Helping to organise the Greek Food and Wine Festival, Billy Billis of marketing agency VJB Group is excited to be on board.
The concept follows a recent trip to Greece, where the 21-year-old was exposed to the everyday hardships being faced by many Greeks, and in particular “Greek producers who suffer from the cost of production, and the low income stream of Greeks whom they are reliant on to make money”.
But amongst the devastation, Billis also stumbled upon a thriving scene of food and wine, rich in culture and flavour.
“The quality of what the Greeks produce is outstanding, it is some of the world’s best,” Billis observes.
“Visiting the local marketplace in the outskirts of Athens was an amazing experience. The smell of the produce, the amazing cooked goods, and the array of products readily available was incredible.”
With this vision in mind, he returned to Australia inspired to recreate a similar experience Down Under for all Australians to enjoy, with an aim to help promote the many and diverse food products and culinary skills of Greeks both in Greece and abroad.
Since entering the market, the marketing group has been supporting the Greek community, having raised more than $350,000 to date for a number of charities and organisations.
Now they’re throwing themselves behind the festival, where a love of sharing, giving and helping will culminate in one large-scale event.
While the event will pay homage to the older generation of Greeks, Billis says festivalgoers are best to have fusion in mind, posing the question “have you ever had Greek sushi?”.
I know I haven’t, but I’d sure be keen to try!
Applications are currently open for business owners who want to come on board, with organisers personally hand-picking the very best with an encouraging call out for all Hellenes to get involved, no matter in which part of the world they reside.

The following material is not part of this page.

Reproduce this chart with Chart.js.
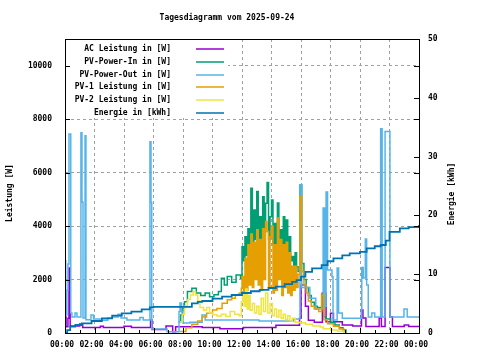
<!DOCTYPE html>
<html>
<head>
<meta charset="utf-8">
<script src="https://cdn.jsdelivr.net/npm/chart.js@4/dist/chart.umd.min.js"></script>
<style>
  body { margin: 0; background: #fff; }
  canvas { display: block; }
</style>
</head>
<body>
<canvas id="chart" width="480" height="360"></canvas>
<script>
const titel = 'Tagesdiagramm vom 2025-09-24';
const titelLinks = 'Leistung [W]';
const titelRechts = 'Energie [kWh]';

const zeitTicks = [0, 2, 4, 6, 8, 10, 12, 14, 16, 18, 20, 22, 24];
const zeitLabels = ['00:00', '02:00', '04:00', '06:00', '08:00', '10:00', '12:00',
  '14:00', '16:00', '18:00', '20:00', '22:00', '00:00'];
const leistungTicks = [0, 2000, 4000, 6000, 8000, 10000];
const energieTicks = [0, 10, 20, 30, 40, 50];

// [Stunde, Wert] - Wert gilt bis zum naechsten Punkt
const acLeistung = [[0, 600], [0.07, 230], [0.2, 550], [0.27, 2430], [0.35, 260], [1.0, 340], [1.2, 210],
  [2.4, 250], [2.6, 210], [4.0, 250], [4.5, 210], [5.8, 490], [5.9, 130], [6.85, 260], [7.3, 50], [7.5, 230],
  [9.3, 210], [10.5, 160], [12.1, 210], [14.3, 290], [15.9, 550], [16.0, 1800], [16.3, 1000], [16.5, 480],
  [16.9, 400], [17.45, 1500], [17.7, 420], [18.0, 740], [18.2, 420], [18.8, 300], [19.5, 260], [20.1, 860],
  [20.2, 560], [20.4, 240], [21.3, 560], [21.45, 240], [21.7, 2450], [22.03, 610], [22.2, 240], [23.0, 300],
  [23.3, 240], [24, 240]];

const pvPowerIn = [[7.7, 420], [7.85, 670], [7.95, 920], [8.1, 1170], [8.3, 1550], [8.6, 1670], [8.9, 1500],
  [9.2, 1400], [9.5, 1500], [9.8, 1360], [10.1, 1430], [10.4, 1550], [10.6, 2050], [10.8, 1800], [11.0, 2110],
  [11.3, 1900], [11.6, 2170], [11.9, 2050], [12.0, 3230], [12.1, 2700], [12.2, 3600], [12.3, 2900], [12.4, 3900],
  [12.5, 3000], [12.6, 5420], [12.7, 3300], [12.8, 4600], [12.9, 3500], [13.0, 5290], [13.1, 3400], [13.2, 4350],
  [13.3, 3200], [13.4, 5100], [13.5, 3800], [13.6, 4850], [13.7, 5630], [13.8, 3500], [13.9, 4350], [14.0, 4980],
  [14.1, 3300], [14.2, 4100], [14.3, 3000], [14.4, 4860], [14.5, 3400], [14.6, 3860], [14.7, 2800], [14.8, 4350],
  [14.9, 3100], [15.0, 4230], [15.1, 2900], [15.2, 3600], [15.3, 2700], [15.4, 2860], [15.5, 2500], [15.6, 3000],
  [15.7, 2480], [15.8, 2300], [15.93, 5540], [16.05, 2600], [16.2, 2000], [16.35, 1700], [16.5, 1400],
  [16.7, 1150], [16.9, 1000], [17.1, 950], [17.4, 1450], [17.55, 600], [17.7, 520], [18.0, 400], [18.3, 300],
  [18.6, 200], [18.85, 110], [19.05, 0]];

const pvPowerOut = [[0, 2700], [0.05, 670], [0.13, 1600], [0.2, 2580], [0.27, 7450], [0.39, 750], [0.47, 600],
  [0.68, 750], [0.81, 600], [1.08, 7490], [1.15, 4900], [1.22, 560], [1.36, 7380], [1.42, 500], [1.76, 670],
  [1.93, 520], [2.37, 480], [2.9, 560], [3.2, 600], [3.6, 700], [3.8, 560], [4.2, 490], [5.08, 580], [5.3, 490],
  [5.76, 7160], [5.83, 4880], [5.88, 150], [6.92, 50], [7.73, 800], [7.8, 1120], [7.9, 800], [8.0, 370],
  [8.47, 400], [9.29, 670], [9.5, 490], [13.15, 450], [15.5, 520], [15.93, 5540], [16.05, 1700], [16.6, 1300],
  [17.0, 900], [17.5, 4680], [17.6, 1000], [17.7, 5280], [17.8, 2360], [18.1, 2100], [18.17, 490], [18.45, 2430],
  [18.55, 750], [18.8, 550], [20.12, 2450], [20.22, 2060], [20.36, 3520], [20.45, 1800], [20.56, 600],
  [20.8, 750], [21.0, 600], [21.4, 7640], [21.5, 600], [21.7, 7540], [22.03, 600], [22.98, 900], [23.2, 600],
  [24, 560]];

const pv1Leistung = [[7.8, 60], [8.2, 200], [8.6, 330], [9.0, 450], [9.3, 600], [9.6, 740], [10.0, 860],
  [10.3, 920], [10.65, 1110], [11.0, 1240], [11.3, 1300], [11.55, 1420], [11.8, 1490], [11.95, 1670], [12.0, 2110],
  [12.1, 1500], [12.2, 2800], [12.3, 1600], [12.4, 3300], [12.5, 1800], [12.6, 3700], [12.7, 1700], [12.8, 3400],
  [12.9, 2000], [13.0, 3860], [13.1, 1800], [13.2, 3500], [13.3, 1600], [13.4, 3900], [13.5, 2000], [13.6, 4170],
  [13.7, 3800], [13.8, 1700], [13.9, 3600], [14.0, 4000], [14.1, 1500], [14.2, 3300], [14.3, 1600], [14.4, 4300],
  [14.5, 2000], [14.6, 3500], [14.7, 1400], [14.8, 3300], [14.9, 1700], [15.0, 3400], [15.1, 1500], [15.2, 3000],
  [15.3, 1400], [15.4, 2500], [15.5, 1600], [15.6, 2500], [15.7, 1700], [15.8, 2200], [15.93, 5100],
  [16.05, 2300], [16.2, 1800], [16.35, 1500], [16.5, 1200], [16.7, 1000], [16.9, 900], [17.2, 800], [17.4, 1420],
  [17.55, 500], [17.8, 350], [18.2, 250], [18.6, 150], [18.9, 50], [19.0, 0]];

const pv2Leistung = [[7.8, 420], [7.95, 700], [8.1, 1000], [8.3, 1250], [8.5, 1420], [8.7, 1550], [8.85, 1420],
  [9.0, 1200], [9.15, 950], [9.4, 850], [9.6, 950], [9.8, 750], [10.0, 680], [10.3, 640], [10.6, 700],
  [10.9, 620], [11.2, 800], [11.5, 700], [11.8, 650], [11.95, 1170], [12.05, 1500], [12.15, 1000], [12.25, 1650],
  [12.35, 900], [12.45, 1400], [12.55, 850], [12.7, 1100], [12.85, 750], [13.0, 1000], [13.15, 700], [13.3, 1300],
  [13.45, 800], [13.6, 1500], [13.75, 750], [13.9, 1100], [14.05, 650], [14.2, 900], [14.35, 600], [14.5, 850],
  [14.65, 550], [14.8, 700], [14.95, 500], [15.1, 650], [15.25, 450], [15.4, 550], [15.6, 400], [15.9, 380],
  [16.3, 330], [16.8, 260], [17.3, 220], [17.5, 160], [18.0, 110], [18.5, 70], [18.9, 30], [19.0, 0]];

const energie = [[0, 0], [0.15, 0.5], [0.35, 1.1], [0.7, 1.36], [1.15, 1.64], [1.8, 2.04], [2.5, 2.5],
  [3.2, 2.95], [3.85, 3.35], [4.5, 3.63], [5.2, 4.03], [5.75, 4.37], [6.0, 4.45], [7.9, 4.45], [8.6, 5.05],
  [9.0, 5.3], [9.3, 5.44], [10.0, 5.85], [10.65, 6.17], [11.3, 6.46], [12.0, 6.8], [12.6, 7.1], [13.2, 7.35],
  [13.8, 7.65], [14.3, 7.9], [14.9, 8.3], [15.4, 8.7], [15.7, 9.0], [16.0, 9.6], [16.3, 10.4], [16.75, 11.0],
  [17.4, 11.56], [17.8, 12.2], [18.2, 12.7], [18.8, 13.2], [19.3, 13.55], [20.0, 13.8], [20.45, 14.4],
  [21.0, 14.75], [21.4, 14.97], [21.75, 15.7], [22.0, 17.2], [22.7, 17.8], [23.3, 18.0], [24, 18.35]];

const schrift = 'bold 8px "DejaVu Sans Mono"';
Chart.defaults.font.family = '"DejaVu Sans Mono"';
Chart.defaults.font.size = 8;
Chart.defaults.font.weight = 'bold';
Chart.defaults.color = '#000';

function punkte(liste) {
  return liste.map(([x, y]) => ({ x: x, y: y }));
}

function linie(label, liste, farbe, achse, order, breite) {
  return {
    label: label,
    data: punkte(liste),
    borderColor: farbe,
    backgroundColor: farbe,
    borderWidth: breite,
    pointRadius: 0,
    stepped: true,
    fill: false,
    yAxisID: achse,
    order: order
  };
}

// Rahmen, Striche nach innen, Legende und Beschriftungen wie bei gnuplot
const rahmen = {
  id: 'rahmen',
  beforeDatasetsDraw(chart) {
    const { ctx, chartArea: a } = chart;
    ctx.save();
    ctx.fillStyle = '#fff';
    ctx.fillRect(a.left + 1, a.top + 1, 162, 78);
    ctx.restore();
  },
  afterDraw(chart) {
    const { ctx, chartArea: a, scales } = chart;
    ctx.save();
    ctx.strokeStyle = '#000';
    ctx.lineWidth = 1;
    ctx.strokeRect(a.left + 0.5, a.top + 0.5, a.right - a.left, a.bottom - a.top);

    ctx.beginPath();
    for (let h = 0; h <= 24; h++) {
      const x = Math.round(scales.x.getPixelForValue(h)) + 0.5;
      const len = h % 2 ? 3 : 5;
      ctx.moveTo(x, a.bottom);
      ctx.lineTo(x, a.bottom - len);
    }
    leistungTicks.forEach(v => {
      const y = Math.round(scales.y.getPixelForValue(v)) + 0.5;
      ctx.moveTo(a.left, y);
      ctx.lineTo(a.left + 5, y);
      ctx.moveTo(a.right, y);
      ctx.lineTo(a.right - 5, y);
    });
    energieTicks.forEach(v => {
      const y = Math.round(scales.y2.getPixelForValue(v)) + 0.5;
      ctx.moveTo(a.right, y);
      ctx.lineTo(a.right - 5, y);
    });
    ctx.stroke();

    ctx.font = schrift;
    ctx.fillStyle = '#000';
    ctx.textBaseline = 'middle';
    chart.data.datasets.forEach((ds, i) => {
      const y = 49 + i * 12.8;
      ctx.textAlign = 'right';
      ctx.fillText(ds.label, 171, y);
      ctx.strokeStyle = ds.borderColor;
      ctx.lineWidth = 1.5;
      ctx.beginPath();
      ctx.moveTo(196, Math.round(y));
      ctx.lineTo(224, Math.round(y));
      ctx.stroke();
    });

    ctx.textAlign = 'center';
    ctx.fillText(titel, 227, 18);

    ctx.translate(10, 193);
    ctx.rotate(-Math.PI / 2);
    ctx.fillText(titelLinks, 0, 0);
    ctx.rotate(Math.PI / 2);
    ctx.translate(442, 1);
    ctx.rotate(-Math.PI / 2);
    ctx.fillText(titelRechts, 0, 0);
    ctx.restore();
  }
};

const gitter = { color: '#a0a0a0', lineWidth: 1, drawTicks: false };

new Chart(document.getElementById('chart'), {
  type: 'line',
  data: {
    datasets: [
      linie('AC Leistung in [W]', acLeistung, '#9400d3', 'y', 5, 1.5),
      linie('PV-Power-In in [W]', pvPowerIn, '#009e73', 'y', 4, 1.5),
      linie('PV-Power-Out in [W]', pvPowerOut, '#56b4e9', 'y', 3, 1.5),
      linie('PV-1 Leistung in [W]', pv1Leistung, '#e69f00', 'y', 2, 1.5),
      linie('PV-2 Leistung in [W]', pv2Leistung, '#f0e442', 'y', 1, 1.5),
      linie('Energie in [kWh]', energie, '#0072b2', 'y2', 0, 1.8)
    ]
  },
  options: {
    responsive: false,
    animation: false,
    layout: { padding: { top: 39, left: 0, right: 0, bottom: 0 } },
    plugins: { legend: { display: false }, tooltip: { enabled: false }, title: { display: false } },
    scales: {
      x: {
        type: 'linear', min: 0, max: 24,
        afterFit: s => { s.height = 27; },
        afterBuildTicks: s => { s.ticks = zeitTicks.map(v => ({ value: v })); },
        ticks: { callback: (v, i) => zeitLabels[i], padding: 7, labelOffset: -3, maxRotation: 0, autoSkip: false },
        grid: gitter,
        border: { display: false, dash: [3, 3] }
      },
      y: {
        position: 'left', min: 0, max: 11000,
        afterFit: s => { s.width = 65; },
        afterBuildTicks: s => { s.ticks = leistungTicks.map(v => ({ value: v })); },
        ticks: { callback: v => String(v), padding: 13 },
        grid: gitter,
        border: { display: false, dash: [3, 3] }
      },
      y2: {
        position: 'right', min: 0, max: 50,
        afterFit: s => { s.width = 61; },
        afterBuildTicks: s => { s.ticks = energieTicks.map(v => ({ value: v })); },
        ticks: { callback: v => String(v), padding: 9 },
        grid: { drawOnChartArea: false, drawTicks: false },
        border: { display: false }
      }
    }
  },
  plugins: [rahmen]
});
</script>
</body>
</html>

The festival is expected to take place next autumn in May, and though a location is yet to be announced, the inner-city suburb of Redfern is a current favourite.
While the festival is a celebration of food and wine, Billis says it all comes down to the generosity of Greece and the philoxenia they are renowned for around the globe, citing the baker on the island of Kos who wakes up at 5.00 am to deliver fresh bread to the refugees along the shore.
“The gods have blessed the Greeks with an assortment of delicious food and decadent wine to satisfy every epicurean,” he says.
“It is simple really; we want to promote the culinary skills of Greeks, friends of Greeks and the produce from Greece. It’s about time we talk about the positives.”